4. The Hubble Tension: The Universe Can't Agree on Its Own Age
This one is technical, but the implications are enormous. Cosmologists have two independent ways of measuring how fast the universe is expanding — a value called the Hubble constant. One method uses the cosmic microwave background (the afterglow of the Big Bang). The other uses local distance markers like Cepheid variable stars and Type Ia supernovae.
The problem? They give different answers. Not slightly different — different enough that it can't be written off as measurement error. Either one (or both) of our methods is flawed in ways we haven't identified, or there's something genuinely weird going on with the physics of the universe that our current models don't account for. Some researchers think this might be the crack that leads to entirely new physics. Others think it's a systematic error waiting to be found. Nobody knows yet.
5. The Wow! Signal
On August 15, 1977, astronomer Jerry Ehman was reviewing data from the Big Ear radio telescope at Ohio State University when he noticed something extraordinary. A 72-second burst of radio signal matched almost perfectly what scientists expected an alien transmission might look like. He circled it on the printout and wrote "Wow!" in the margin — and the name stuck.

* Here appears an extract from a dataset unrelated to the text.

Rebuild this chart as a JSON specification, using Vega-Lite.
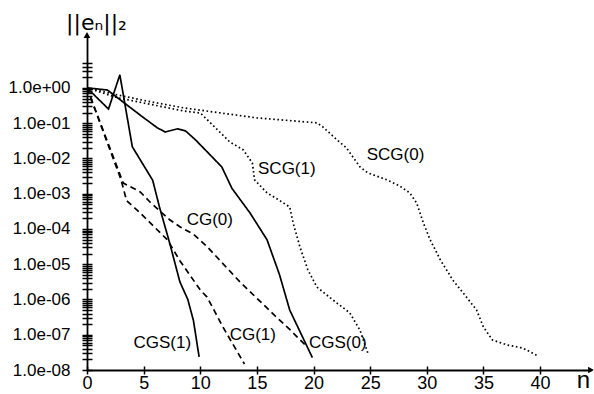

The signal has never been detected again, despite numerous attempts. Its origin remains officially unexplained. Most scientists lean toward a natural explanation — perhaps a hydrogen cloud or a comet — but no natural source has been conclusively identified either. It remains the strongest candidate for an anomalous radio signal in the history of SETI research. Whether it was cosmic noise or something more, we honestly don't know.
6. Ultra-High-Energy Cosmic Rays
Cosmic rays are charged particles — mostly protons — that constantly rain down on Earth from space. Most of them have been accelerated by known phenomena like supernova remnants. But occasionally, we detect cosmic rays with energies so extreme they shouldn't exist. According to physics, particles traveling across intergalactic distances at those energy levels should lose energy through interactions with the cosmic microwave background radiation — a limit called the GZK cutoff.
And yet, particles above that energy threshold keep showing up. Something out there is accelerating particles to impossible energies, and we haven't pinpointed what. Active galactic nuclei? Gamma-ray bursts? Some unknown process? The Pierre Auger Observatory in Argentina is collecting data, but answers remain elusive.
7. The Cold Spot in the Cosmic Microwave Background
The cosmic microwave background — that faint glow of radiation left over from the Big Bang — is almost perfectly uniform. Almost. There's a region in the southern sky, about 1.8 billion light-years across, that is significantly cooler than its surroundings. It's called the CMB Cold Spot, and it's big enough and weird enough to demand an explanation.
One hypothesis is that it's a supervoid — a region of space unusually empty of galaxies, which could affect the temperature of photons passing through it. Another, more exotic possibility involves the multiverse: the Cold Spot could be a bruise left by a collision with a parallel universe. Most cosmologists consider that a stretch, but the supervoid explanation doesn't fully account for the magnitude of the anomaly either. It just sits there, cold and unexplained, being strange.
The beauty of all these mysteries is that they're not dead ends — they're invitations. Every unanswered question in astronomy represents an opportunity for the next generation of researchers to make a career-defining discovery. The universe isn't done surprising us. Not even close.